The problem is a disjunction between what the public expects us to be and what we think they want. Perhaps it is all the things which were said about how university research can transform regional economies, or help us be more competitive internationally. Somehow we forgot that the primary mission is education -- to which research is a splendid and powerful second.
Keeping faith with the public will require that we do a better job of blending these missions so that the research part supports the education part. We must recognize the contemporary truth that -- their own expectations and hopes to the contrary -- most of the Ph.D. students we produce in the sciences will not take academic positions in the kind of institutions in which they were trained. Broadening their aspirations as well as their training will be required. More aggressive attention to undergraduate education will be necessary, as well as adjusting our criteria for appointment and promotion to reward success in it.
At the National Academy of Sciences (NAS), Bruce Alberts is making real progress in generating a cultural change. The National Research Council (NRC) has reconstituted its Center for Science, Mathematics and Engineering Education. We have brought in a superb staff under the leadership of Rodger Bybee, and appointed an Advisory Board which I am lucky enough to chair. Neal Lane and the National Science Foundation have been key supporters and partners in this venture. The Academy co-sponsored with NSF a national convocation on undergraduate science education improvement, and issued the new Science Education Standards for K- 12 three months ago. Bruce talks convincingly about the need for more Ph.D.s in science to consider secondary school teaching careers, and for the best undergraduates to think of that as a high goal. Naturally there is resistance, but the conversation has been changed.
It is important that it change.

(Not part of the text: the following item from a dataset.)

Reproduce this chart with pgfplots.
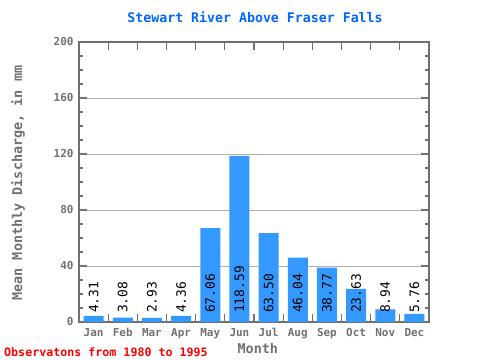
\documentclass[border=0pt]{standalone}
\usepackage{pgfplots}
\pgfplotsset{compat=1.18}
\usepackage{fontspec}
\setmainfont{DejaVu Sans Mono}
\definecolor{titleblue}{RGB}{0,102,255}
\definecolor{barblue}{RGB}{51,153,255}
\definecolor{axgray}{RGB}{112,112,112}
\definecolor{gridgray}{RGB}{176,176,176}
\begin{document}
\begin{tikzpicture}
\path[use as bounding box] (0,0) rectangle (480bp,360bp);
\begin{axis}[
  at={(79bp,38bp)}, anchor=south west,
  scale only axis, width=350bp, height=280bp,
  xmin=-0.5, xmax=11.5, ymin=0, ymax=200,
  axis line style={axgray, line width=1.5pt},
  xtick={0.5,1.5,...,10.5},
  xticklabel=\empty,
  extra x ticks={0,...,11},
  extra x tick labels={Jan,Feb,Mar,Apr,May,Jun,Jul,Aug,Sep,Oct,Nov,Dec},
  extra x tick style={major tick length=0pt},
  ytick={0,40,...,200},
  minor ytick={10,20,30,50,60,70,90,100,110,130,140,150,170,180,190},
  tick align=inside,
  tick pos=both,
  major tick length=8bp, minor tick length=4bp,
  every tick/.style={axgray, line width=1.2pt},
  ymajorgrids, grid style={gridgray, line width=0.8pt},
  /pgf/number format/assume math mode=true,
  ticklabel style={font=\bfseries\fontsize{11}{12}\selectfont, text=axgray},
  yticklabel style={xshift=-2bp},
  xticklabel style={yshift=-3bp},
  title={Stewart River Above Fraser Falls},
  title style={at={(0.503,1.066)}, anchor=center, font=\bfseries\fontsize{13.3}{15}\selectfont, text=titleblue},
  xlabel={Month},
  xlabel style={at={(0.511,-0.093)}, anchor=center, font=\bfseries\fontsize{13.5}{15}\selectfont, text=axgray},
  ylabel={Mean Monthly Discharge, in mm},
  ylabel style={at={(-0.174,0.496)}, anchor=center, rotate=0, font=\bfseries\fontsize{13.5}{15}\selectfont, text=axgray},
  clip=false,
]
\addplot[ybar, bar width=20bp, fill=barblue, draw=none] coordinates {
(0,4.31) (1,3.08) (2,2.93) (3,4.36) (4,67.06) (5,118.59)
(6,63.50) (7,46.04) (8,38.77) (9,23.63) (10,8.94) (11,5.76)};
\addplot[draw=none, mark=none, nodes near coords, point meta=explicit symbolic,
  every node near coord/.style={yshift=9bp, rotate=90, anchor=west, inner sep=0pt, text=black, font=\fontsize{13}{14}\selectfont}]
 coordinates {
(0,0)[4.31] (1,0)[3.08] (2,0)[2.93] (3,0)[4.36] (4,0)[67.06] (5,0)[118.59]
(6,0)[63.50] (7,0)[46.04] (8,0)[38.77] (9,0)[23.63] (10,0)[8.94] (11,0)[5.76]};
\end{axis}
\node[anchor=west, inner sep=0pt, text=red, font=\bfseries\fontsize{11.7}{13}\selectfont] at (4bp,8bp) {Observatons from 1980 to 1995};
\end{tikzpicture}
\end{document}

If our citizens cannot understand science, how in the world can we expect them to support it? Our failure to generate a reasonable level of scientific literacy is apparent everywhere. Half of adult Americans think there is something to astrology. Many thoughtful college educated adults actually believe that we can stop experiments on animals and learn just as much from computers -- as though the latter could mysteriously extract new facts about physiology from cyberspace and then present them to us. And it is small wonder. Undergraduates at one of our leading universities can graduate with only six percent of their academic units devoted to science in any form. Worse, they may go from a class in which science is taught on the basis of the Western rational tradition -- that is, that there is a real world out there that we can find a common language to describe and measure -- and find themselves, in the very next hour, hearing from a senior faculty member in the humanities that our scientifically derived picture of the physical world is as "constructed" as our views of, say, the artistic merit of a certain piece of sculpture.

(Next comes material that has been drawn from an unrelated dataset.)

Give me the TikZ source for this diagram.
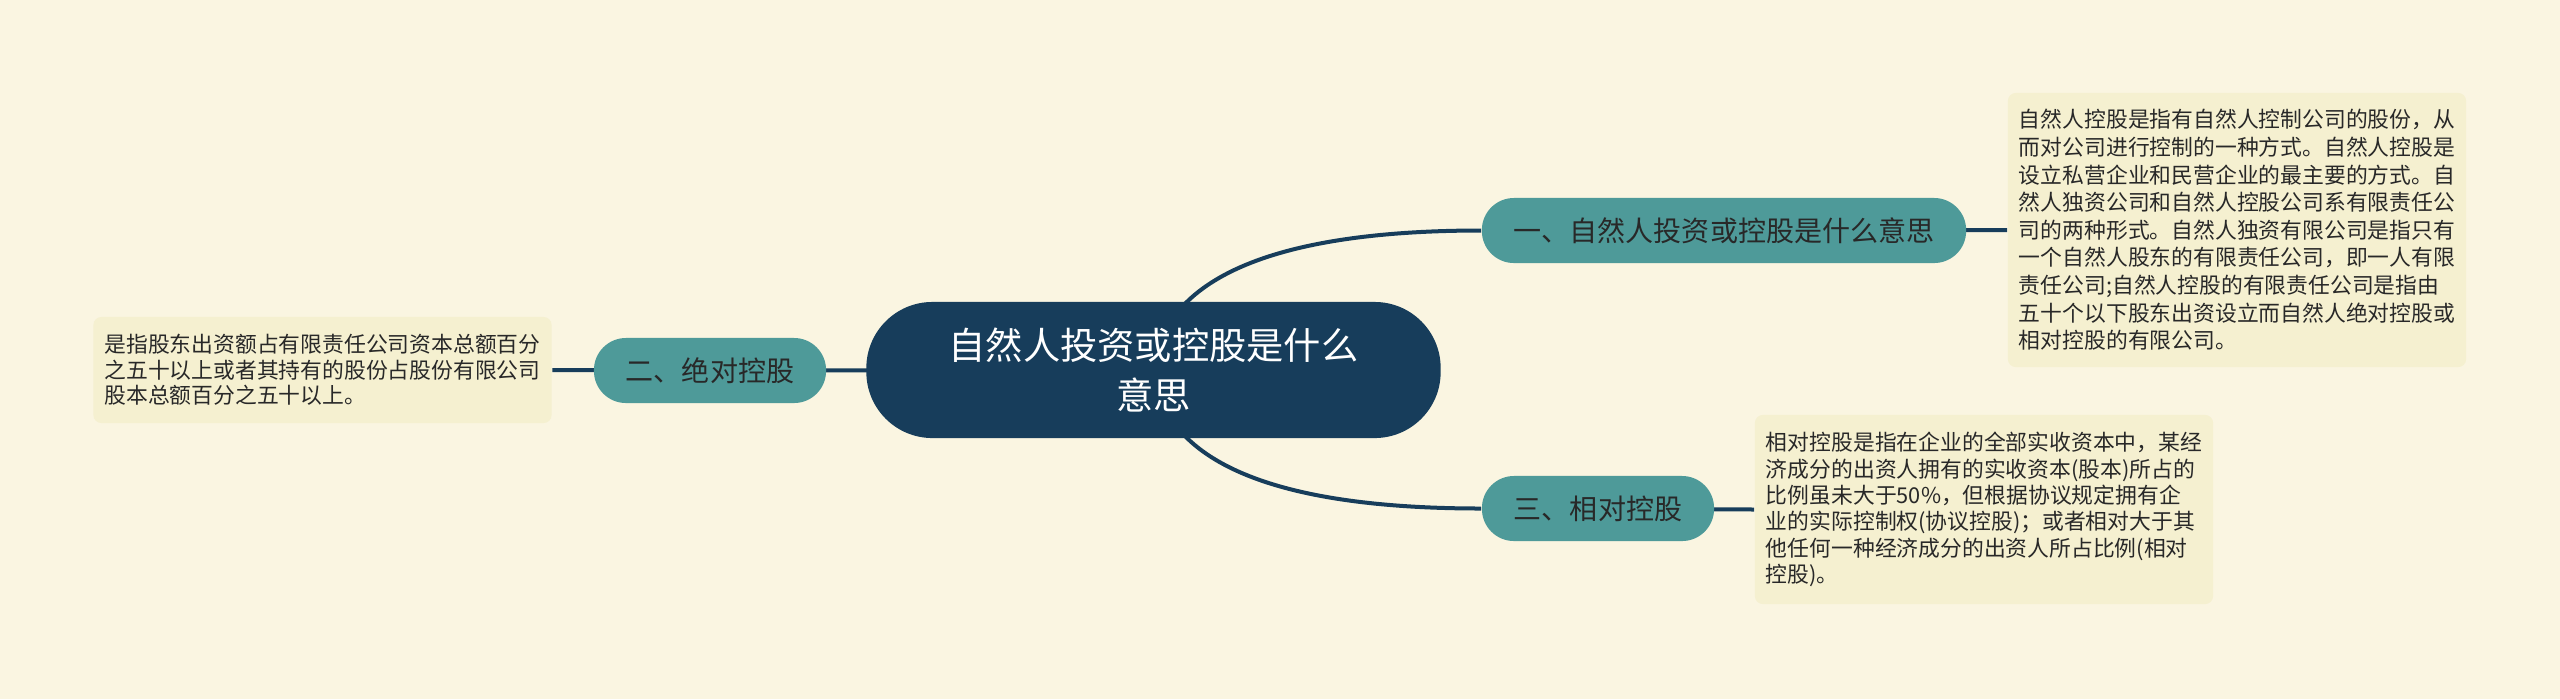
\documentclass[tikz,border=0pt]{standalone}
\usepackage{fontspec}
\setmainfont{Noto Sans CJK SC}
\definecolor{bgc}{RGB}{250,245,225}
\definecolor{boxc}{RGB}{245,240,208}
\definecolor{navy}{RGB}{23,61,91}
\definecolor{teal}{RGB}{78,154,153}
\definecolor{txt}{RGB}{40,40,40}
\pgfdeclarelayer{bg}
\pgfdeclarelayer{lines}
\pgfsetlayers{bg,lines,main}
\tikzset{
  central/.style={fill=navy, text=white, rounded corners=0.66cm, inner sep=0pt,
    minimum width=5.74cm, minimum height=1.36cm, align=center,
    font=\fontsize{10.6pt}{14.2pt}\selectfont},
  branch/.style={fill=teal, text=txt, rounded corners=0.32cm, inner sep=0pt,
    minimum height=0.65cm, align=center, font=\fontsize{7.97pt}{9.5pt}\selectfont},
  note/.style={fill=boxc, text=txt, rounded corners=0.08cm, inner sep=0pt,
    minimum width=4.58cm, align=left},
  conn/.style={draw=navy, line width=0.04cm}
}
\begin{document}
\begin{tikzpicture}[x=0.01cm,y=-0.01cm]
\useasboundingbox (0,0) rectangle (2560,699);
\begin{pgfonlayer}{bg}
\fill[bgc] (0,0) rectangle (2560,699);
\end{pgfonlayer}
\node[central] (c) at (1153.5,370) {自然人投资或控股是什么\\意思};
\node[branch, minimum width=4.84cm] (n1) at (1724,230.5) {一、自然人投资或控股是什么意思};
\node[branch, minimum width=2.32cm] (n2) at (710,370.5) {二、绝对控股};
\node[branch, minimum width=2.32cm] (n3) at (1598,508.5) {三、相对控股};
\node[note, minimum height=2.74cm, font=\fontsize{6.2pt}{7.85pt}\selectfont] (b1) at (2237,230) {自然人控股是指有自然人控制公司的股份，从\\而对公司进行控制的一种方式。自然人控股是\\设立私营企业和民营企业的最主要的方式。自\\然人独资公司和自然人控股公司系有限责任公\\司的两种形式。自然人独资有限公司是指只有\\一个自然人股东的有限责任公司，即一人有限\\责任公司;自然人控股的有限责任公司是指由\\五十个以下股东出资设立而自然人绝对控股或\\相对控股的有限公司。};
\node[note, minimum height=1.89cm, font=\fontsize{6.2pt}{7.5pt}\selectfont] (b3) at (1984,509.5) {相对控股是指在企业的全部实收资本中，某经\\济成分的出资人拥有的实收资本(股本)所占的\\比例虽未大于50\%，但根据协议规定拥有企\\业的实际控制权(协议控股)；或者相对大于其\\他任何一种经济成分的出资人所占比例(相对\\控股)。};
\node[note, minimum height=1.06cm, font=\fontsize{6.2pt}{7.2pt}\selectfont] (b2) at (322.5,370) {是指股东出资额占有限责任公司资本总额百分\\之五十以上或者其持有的股份占股份有限公司\\股本总额百分之五十以上。};
\begin{pgfonlayer}{lines}
\draw[conn] (c.center) .. controls +(12,-110) and +(-162,0) .. (n1.west);
\draw[conn] (c.center) .. controls +(12,110) and +(-162,0) .. (n3.west);
\draw[conn] (c.center) -- (n2.center);
\draw[conn] (n2.center) -- (b2.east);
\draw[conn] (n1.center) -- (b1.west);
\draw[conn] (n3.center) -- (b3.west);
\end{pgfonlayer}
\end{tikzpicture}
\end{document}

The point I want to leave you with is this. We need to pay much more attention to the educational enterprise in the research universities, or pay a heavy price in the future. The good news is that our institutions are entering a period which I think will be marked by dramatic change. The task is not to diminish research, or change the basic structure of how it is done and supported. That has been sound. However, we need to rebalance and refuel it with the primary educational mission. If we fail in that, we will continue to disappoint our public -- and that does not bode well for the future of education or research.